- Born: 1933 Keskin, Turkey
- Died: 16 July 2016 (aged 82–83) Çatalca, Istanbul, Turkey
- Resting place: New Topkapi Cemetery, Istanbul
- Education: Istanbul Higher School of Economics and Commerce; Caen University;
- Children: 2
- Scientific career
- Fields: Economics
- Workplaces: Ankara University; Istanbul University;
- Notable students: Abdullah Gül

= Nevzat Yalçıntaş =

Turkish academic and politician (1933–2016)

Nevzat Yalçıntaş (1933–2016) was a Turkish economist, academic and conservative politician. He worked at Ankara University and Istanbul University. He headed a conservative think entitled Intellectuals' Hearth from 1988 to 1998. He served at the Parliament for two terms: from 1999 to 2002 and from 2007 and 2011.

==Early life and education==
Yalçıntaş was born in Keskin in 1933 and was raised in Ankara. He had nine siblings.

Yalçıntaş graduated from Ankara Commerce High School in 1951 and from Istanbul Higher School of Economics and Commerce in 1954. During his university education he became a member of the Nationalists Association (Milliyetçiler Derneği) of which the president was Sait Bilgiç, a politician. Yalçıntaş received his Ph.D. in economics in 1957 from the Caen University, France.

==Career and activities==
After his graduation, Yalçıntaş started his career as an expert at the General Directorate of State Hydraulic Works. He joined Ankara University's Faculty of Political Sciences in 1959. Then he joined Istanbul University's Faculty of Economics where he worked until his retirement in 1999. He was a visiting scholar at the London School of Economics and Social Sciences between 1962 and 1963. He became an associate professor in 1965 and a full professor in 1971 at Istanbul University. One of his notable pupils at Istanbul University was Abdullah Gül, former President of Turkey.

Yalçıntaş was active in the Turkish National Student Union. He worked at the State Planning Organization from 1965. He served as a member of the European Migrant Workers Board between 1973 and 1975. He was named as the director general of the Turkish Radio and Television Corporation (TRT) on 12 May 1975, and his appointment was accepted by President Fahri Korutürk. However, İsmail Cem who had been the director general of TRT appealed to the Council of State to annul the Presidential decree. In addition, the parliamentary group of the Republican People's Party also applied to the Constitutional Court arguing that the decree in question was unconstitutional. On 5 June 1975, the Council of State validated İsmail Cem's request. The cabinet led by Süleyman Demirel objected to the decision of the Council of State, but the Council rejected this objection. Ultimately, Yalçıntaş had to resign from the post on 24 November 1975.

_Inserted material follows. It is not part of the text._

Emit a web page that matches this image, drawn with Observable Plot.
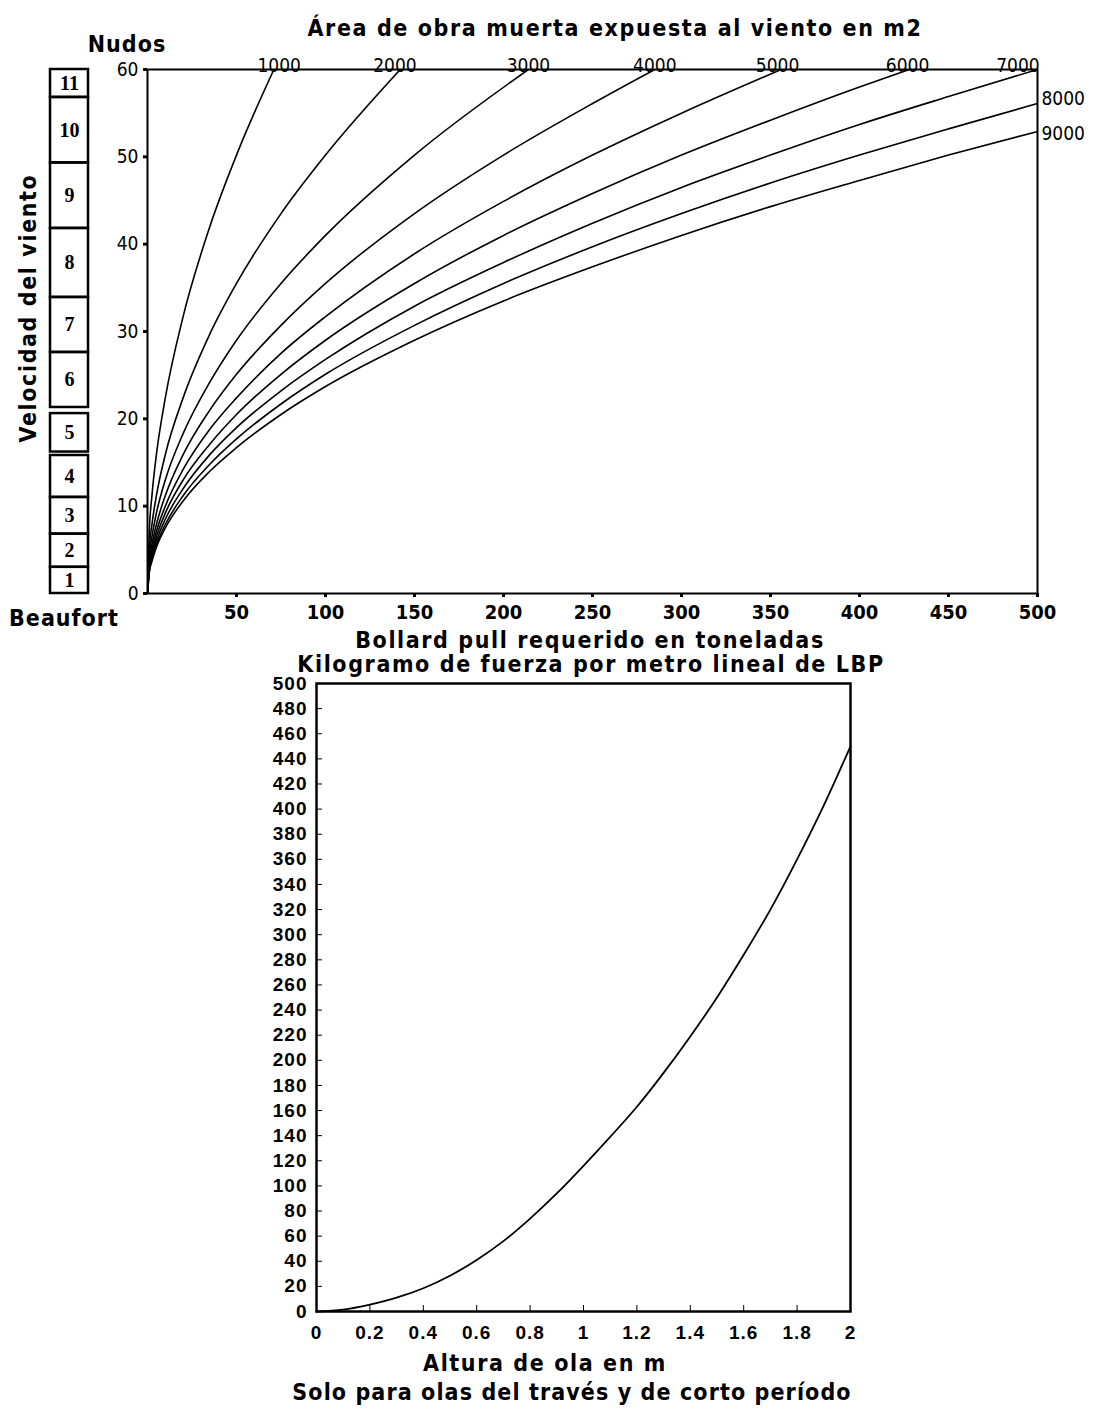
<!DOCTYPE html>
<html><head><meta charset="utf-8">
<script src="https://cdn.jsdelivr.net/npm/d3@7"></script>
<script src="https://cdn.jsdelivr.net/npm/@observablehq/plot@0.6"></script>
<style>
body{margin:0;background:#fff;}
#wrap{position:relative;width:1102px;height:1411px;overflow:hidden;background:#fff;font-family:"Liberation Sans Narrow","DejaVu Sans Condensed","Liberation Sans",sans-serif;}
.t{position:absolute;white-space:nowrap;font-weight:bold;color:#000;line-height:1;transform:translate(-50%,-50%);}
.abs{position:absolute;}
.bot g[aria-label="y-axis tick label"] text, .bot g[aria-label="x-axis tick label"] text{letter-spacing:1px;}
</style></head><body><div id="wrap"></div>
<script>
// ---------- Top chart data ----------
const areaM2 = [1000, 2000, 3000, 4000, 5000, 6000, 7000, 8000, 9000];
// [bollard pull (t), wind speed (knots)] points
const pts1000 = [[0,0],[1,7.1],[2.5,11.2],[5,15.9],[10,22.4],[20,31.7],[35,42.0],[50,50.2],[71,60]];
const pts2000 = [[0,0],[1,5.0],[2.5,7.9],[5,11.2],[10,15.9],[20,22.4],[35,29.7],[50,35.5],[75,43.5],[100,50.2],[142,60]];
const pts3000 = [[0,0],[1,4.1],[2.5,6.5],[5,9.2],[10,13.0],[20,18.3],[35,24.2],[50,29.0],[75,35.5],[100,41.0],[150,50.2],[214,60]];
const pts4000 = [[0,0],[1,3.5],[2.5,5.6],[5,7.9],[10,11.2],[20,15.9],[35,21.0],[50,25.1],[75,30.7],[100,35.5],[150,43.5],[200,50.2],[250,56.1],[285,60]];
const pts5000 = [[0,0],[1,3.2],[2.5,5.0],[5,7.1],[10,10.0],[20,14.2],[35,18.8],[50,22.4],[75,27.5],[100,31.7],[150,38.9],[200,44.9],[250,50.2],[300,55.0],[356,60]];
const pts6000 = [[0,0],[1,2.9],[2.5,4.6],[5,6.5],[10,9.2],[20,13.0],[35,17.1],[50,20.5],[75,25.1],[100,29.0],[150,35.5],[200,41.0],[250,45.8],[300,50.2],[350,54.2],[400,58.0],[428,60]];
const pts7000 = [[0,0],[1,2.7],[2.5,4.2],[5,6.0],[10,8.5],[20,12.0],[35,15.9],[50,19.0],[75,23.2],[100,26.8],[150,32.9],[200,37.9],[250,42.4],[300,46.5],[350,50.2],[400,53.7],[450,56.9],[500,60]];
const pts8000 = [[0,0],[1,2.5],[2.5,4.0],[5,5.6],[10,7.9],[20,11.2],[35,14.8],[50,17.7],[75,21.7],[100,25.1],[150,30.7],[200,35.5],[250,39.7],[300,43.5],[350,47.0],[400,50.2],[450,53.2],[500,56.1]];
const pts9000 = [[0,0],[1,2.4],[2.5,3.7],[5,5.3],[10,7.5],[20,10.6],[35,14.0],[50,16.7],[75,20.5],[100,23.7],[150,29.0],[200,33.5],[250,37.4],[300,41.0],[350,44.3],[400,47.3],[450,50.2],[500,52.9]];
const curvePts = [pts1000, pts2000, pts3000, pts4000, pts5000, pts6000, pts7000, pts8000, pts9000];

const topLabelArea = [1000, 2000, 3000, 4000, 5000, 6000, 7000];
const topLabelX = [74, 139, 214, 285, 354, 427, 489];
const sideLabelArea = [8000, 9000];
const sideLabelV = [56.6, 52.6];

const bollardTicks = [50, 100, 150, 200, 250, 300, 350, 400, 450, 500];
const knotTicks = [0, 10, 20, 30, 40, 50, 60];

const beaufortForce = [1, 2, 3, 4, 5, 6, 7, 8, 9, 10, 11];
const beaufortLow  = [0, 3, 6.8, 11, 16.2, 21.3, 27.6, 33.9, 41.8, 49.3, 56.8];
const beaufortHigh = [3, 6.8, 11, 15.8, 20.6, 27.6, 33.9, 41.8, 49.3, 56.8, 60];

// ---------- Bottom chart data ----------
const waveH   = [0, 0.1, 0.2, 0.3, 0.4, 0.5, 0.6, 0.7, 0.8, 0.9, 1.0, 1.1, 1.2, 1.3, 1.4, 1.5, 1.6, 1.7, 1.8, 1.9, 2.0];
const forceKg = [0, 1.5, 5.5, 11, 18.5, 28.5, 41, 56, 74, 94, 116, 139, 163, 190, 219, 250, 284, 320, 360, 403, 450];
const waveTicks = [0, 0.2, 0.4, 0.6, 0.8, 1, 1.2, 1.4, 1.6, 1.8, 2];
const forceTicks = [0,20,40,60,80,100,120,140,160,180,200,220,240,260,280,300,320,340,360,380,400,420,440,460,480,500];

// ---------- build ----------
const FONT = '"Liberation Sans Narrow","DejaVu Sans Condensed","Liberation Sans",sans-serif';
const wrap = document.getElementById("wrap");
const topData = areaM2.flatMap((a, i) => curvePts[i].map(([x, v]) => ({area: a, x, v})));

const topPlot = Plot.plot({
  width: 1102, height: 650,
  marginLeft: 147, marginRight: 65, marginTop: 69, marginBottom: 57,
  style: {background: "transparent", overflow: "visible", fontFamily: FONT},
  x: {domain: [0, 500]},
  y: {domain: [0, 60]},
  marks: [
    Plot.line(topData, {x: "x", y: "v", z: "area", curve: "monotone-x", stroke: "black", strokeWidth: 1.6, clip: true}),
    Plot.frame({stroke: "black", strokeWidth: 2}),
    Plot.axisX(bollardTicks, {tickSize: 4, strokeWidth: 3, tickPadding: 7, fontSize: 20, fontWeight: "bold", label: null}),
    Plot.axisY(knotTicks, {tickSize: 4, strokeWidth: 3, tickPadding: 5, fontSize: 19, label: null}),
    Plot.text(topLabelArea, {x: (d, i) => topLabelX[i], frameAnchor: "top", dy: -11, text: d => String(d), fontSize: 19}),
    Plot.text(sideLabelArea, {y: (d, i) => sideLabelV[i], frameAnchor: "right", dx: 4, textAnchor: "start", text: d => String(d), fontSize: 19})
  ]
});
topPlot.classList.add("abs"); topPlot.style.left = "0px"; topPlot.style.top = "0px";
wrap.appendChild(topPlot);

const beaufortPlot = Plot.plot({
  width: 60, height: 650,
  marginLeft: 10, marginRight: 12, marginTop: 69, marginBottom: 57,
  style: {background: "transparent", overflow: "visible", fontFamily: FONT},
  y: {domain: [0, 60], axis: null},
  marks: [
    Plot.rect(beaufortForce, {y1: (d, i) => beaufortLow[i], y2: (d, i) => beaufortHigh[i], stroke: "black", strokeWidth: 2.5, fill: "none"}),
    Plot.text(beaufortForce, {y: (d, i) => (beaufortLow[i] + beaufortHigh[i]) / 2, frameAnchor: "middle", text: d => String(d), fontSize: 20, fontWeight: "bold", fontFamily: '"Liberation Serif",serif'})
  ]
});
beaufortPlot.classList.add("abs"); beaufortPlot.style.left = "40px"; beaufortPlot.style.top = "0px";
wrap.appendChild(beaufortPlot);

const botPlot = Plot.plot({
  width: 1102, height: 680,
  marginLeft: 316, marginRight: 252, marginTop: 13, marginBottom: 39,
  style: {background: "transparent", overflow: "visible", fontFamily: '"Liberation Sans",Arial,sans-serif'},
  x: {domain: [0, 2]},
  y: {domain: [0, 500]},
  marks: [
    Plot.line(waveH, {x: d => d, y: (d, i) => forceKg[i], curve: "monotone-x", stroke: "black", strokeWidth: 1.8}),
    Plot.frame({stroke: "black", strokeWidth: 2.5}),
    Plot.axisX(waveTicks, {tickSize: -6, tickPadding: 20, tickFormat: d => String(d), fontSize: 19, fontWeight: "bold", label: null}),
    Plot.axisY(forceTicks, {tickSize: -6, tickPadding: 15, fontSize: 19, fontWeight: "bold", label: null})
  ]
});
botPlot.classList.add("abs", "bot"); botPlot.style.left = "0px"; botPlot.style.top = "670px";
wrap.appendChild(botPlot);

// ---------- titles ----------
function label(txt, cx, cy, size, extra) {
  const d = document.createElement("div");
  d.className = "t";
  d.textContent = txt;
  d.style.left = cx + "px"; d.style.top = cy + "px"; d.style.fontSize = size + "px";
  if (extra) Object.assign(d.style, extra);
  wrap.appendChild(d);
  return d;
}
label("Área de obra muerta expuesta al viento en m2", 615, 28, 23, {letterSpacing: "1.6px"});
label("Nudos", 127, 44, 23, {letterSpacing: "1px"});
label("Velocidad del viento", 28, 308, 23, {letterSpacing: "1.6px", transform: "translate(-50%,-50%) rotate(-90deg)"});
label("Beaufort", 64, 618, 23, {letterSpacing: "1px"});
label("Bollard pull requerido en toneladas", 590, 640, 23, {letterSpacing: "1.6px"});
label("Kilogramo de fuerza por metro lineal de LBP", 591, 664, 23, {letterSpacing: "1.6px"});
label("Altura de ola en m", 545, 1363, 23, {letterSpacing: "1.6px"});
label("Solo para olas del través y de corto período", 572, 1392, 23, {letterSpacing: "1.1px"});
</script></body></html>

Yalçıntaş was the president of the Research and Training Institute of the Islamic Development Bank based in Jeddah, Saudi Arabia, between 1982 and 1986 and the chief counselor and then chairman of the Advisory Board of the Union of Chambers and Commodity Exchanges of Turkey (TOBB) between 1986 and 1990. He also served as a senior consultant to many private companies.

Yalçıntaş was the president of the conservative think thank Intellectuals' Hearth from 1988 to 1998. Then he was involved in politics becoming a member of the Virtue Party. He was elected to the Parliament for the party representing Istanbul and served in the 21st term between 1999 and 2002. Later he joined the Justice and Development Party and served in the 23rd term of the Parliament as an Istanbul deputy between 2007 and 2011.

===Work and views===
Yalçıntaş published many books, book chapters, articles, reports and communiqués mainly on Turkey's social structure and social politics. Some of his publications have been published in the German, Arabic, English and Japanese languages. He also contributed to Tercüman and was the editor-in-chief of the daily newspaper Türkiye.

Yalçıntaş was part of the Community of İskenderpaşa. He had a nationalist-conservatist political stance. One of his mentors in this ideology was Korkut Özal.

==Personal life and death==
Yalçıntaş was married and had two children. His son, Murat Yalçıntaş, is a businessman. He was fluent in French, English and Arabic.

Yalçıntaş died of heart attack in Çatalca, Istanbul, on 15 July 2016 at the age of 83. After the funeral prayer at Fatih Mosque he was buried in New Topkapı Cemetery, Istanbul, on 17 July.